TASK REQUIREMENTS
Count each line in which the word "this" appears. Reply with the total and nothing more.

***** DATA TO USE

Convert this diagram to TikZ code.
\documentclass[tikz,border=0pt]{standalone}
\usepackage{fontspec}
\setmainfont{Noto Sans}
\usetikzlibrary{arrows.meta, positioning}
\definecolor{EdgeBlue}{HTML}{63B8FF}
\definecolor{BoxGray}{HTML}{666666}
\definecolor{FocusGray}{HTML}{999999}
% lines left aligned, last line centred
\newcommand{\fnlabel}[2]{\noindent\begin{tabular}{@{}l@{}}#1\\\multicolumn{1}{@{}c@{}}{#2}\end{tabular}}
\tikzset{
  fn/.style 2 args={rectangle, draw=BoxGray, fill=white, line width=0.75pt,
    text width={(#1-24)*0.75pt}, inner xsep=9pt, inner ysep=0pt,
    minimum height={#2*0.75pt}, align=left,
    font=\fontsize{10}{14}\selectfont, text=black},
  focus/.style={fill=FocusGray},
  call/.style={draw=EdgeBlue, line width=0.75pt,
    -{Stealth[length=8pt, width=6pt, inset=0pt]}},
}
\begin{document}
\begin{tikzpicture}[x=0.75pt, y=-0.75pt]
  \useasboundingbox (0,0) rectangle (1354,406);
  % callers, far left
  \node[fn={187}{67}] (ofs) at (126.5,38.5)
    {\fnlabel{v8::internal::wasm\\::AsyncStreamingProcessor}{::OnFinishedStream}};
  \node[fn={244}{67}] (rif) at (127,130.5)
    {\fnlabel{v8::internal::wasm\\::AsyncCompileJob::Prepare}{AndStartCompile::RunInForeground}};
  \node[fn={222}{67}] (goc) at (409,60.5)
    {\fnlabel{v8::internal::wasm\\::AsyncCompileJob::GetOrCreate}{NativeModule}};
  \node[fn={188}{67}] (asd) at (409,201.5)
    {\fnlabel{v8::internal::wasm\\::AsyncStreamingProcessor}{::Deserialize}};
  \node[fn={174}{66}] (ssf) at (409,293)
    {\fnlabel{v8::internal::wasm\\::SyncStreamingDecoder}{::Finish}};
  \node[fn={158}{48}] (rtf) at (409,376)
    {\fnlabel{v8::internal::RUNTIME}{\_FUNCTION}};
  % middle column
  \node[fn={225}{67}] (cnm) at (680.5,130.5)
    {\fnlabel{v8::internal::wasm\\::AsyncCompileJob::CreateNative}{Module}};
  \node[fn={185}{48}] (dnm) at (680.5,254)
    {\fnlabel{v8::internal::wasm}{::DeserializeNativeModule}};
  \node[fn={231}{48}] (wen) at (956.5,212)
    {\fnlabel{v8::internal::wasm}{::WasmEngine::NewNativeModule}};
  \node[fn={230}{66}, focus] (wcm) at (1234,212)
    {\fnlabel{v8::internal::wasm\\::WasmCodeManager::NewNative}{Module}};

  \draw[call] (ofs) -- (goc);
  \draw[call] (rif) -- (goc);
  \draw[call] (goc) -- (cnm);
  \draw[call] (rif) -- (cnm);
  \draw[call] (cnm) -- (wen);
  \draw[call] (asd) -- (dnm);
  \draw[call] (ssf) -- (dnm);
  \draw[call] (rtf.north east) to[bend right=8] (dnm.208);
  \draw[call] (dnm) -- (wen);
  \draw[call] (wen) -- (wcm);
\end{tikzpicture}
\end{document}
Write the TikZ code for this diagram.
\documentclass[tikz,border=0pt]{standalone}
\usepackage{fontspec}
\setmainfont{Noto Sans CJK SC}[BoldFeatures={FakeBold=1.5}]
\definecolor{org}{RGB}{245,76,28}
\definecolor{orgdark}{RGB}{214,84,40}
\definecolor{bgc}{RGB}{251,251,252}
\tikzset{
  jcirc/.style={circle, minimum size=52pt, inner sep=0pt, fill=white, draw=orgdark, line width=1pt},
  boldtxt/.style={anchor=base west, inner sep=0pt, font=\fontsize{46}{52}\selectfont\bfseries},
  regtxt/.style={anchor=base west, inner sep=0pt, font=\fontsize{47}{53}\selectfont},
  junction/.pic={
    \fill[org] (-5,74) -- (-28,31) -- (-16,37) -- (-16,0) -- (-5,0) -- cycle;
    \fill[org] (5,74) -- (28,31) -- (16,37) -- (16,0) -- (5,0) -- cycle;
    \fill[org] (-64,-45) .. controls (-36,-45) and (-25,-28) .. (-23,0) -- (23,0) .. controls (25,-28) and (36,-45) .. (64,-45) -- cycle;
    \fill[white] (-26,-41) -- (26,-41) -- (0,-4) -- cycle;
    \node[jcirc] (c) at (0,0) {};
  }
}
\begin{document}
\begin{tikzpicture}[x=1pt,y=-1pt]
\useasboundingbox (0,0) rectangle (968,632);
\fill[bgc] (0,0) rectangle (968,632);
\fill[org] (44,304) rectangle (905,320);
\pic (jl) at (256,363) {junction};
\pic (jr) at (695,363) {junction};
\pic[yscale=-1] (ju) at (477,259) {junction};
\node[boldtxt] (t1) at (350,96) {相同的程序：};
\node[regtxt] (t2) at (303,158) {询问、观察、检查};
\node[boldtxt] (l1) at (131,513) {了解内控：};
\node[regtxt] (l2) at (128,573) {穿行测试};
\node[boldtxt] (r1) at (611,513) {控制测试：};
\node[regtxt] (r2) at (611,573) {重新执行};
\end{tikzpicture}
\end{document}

**********

FINISHED EXERCISE
2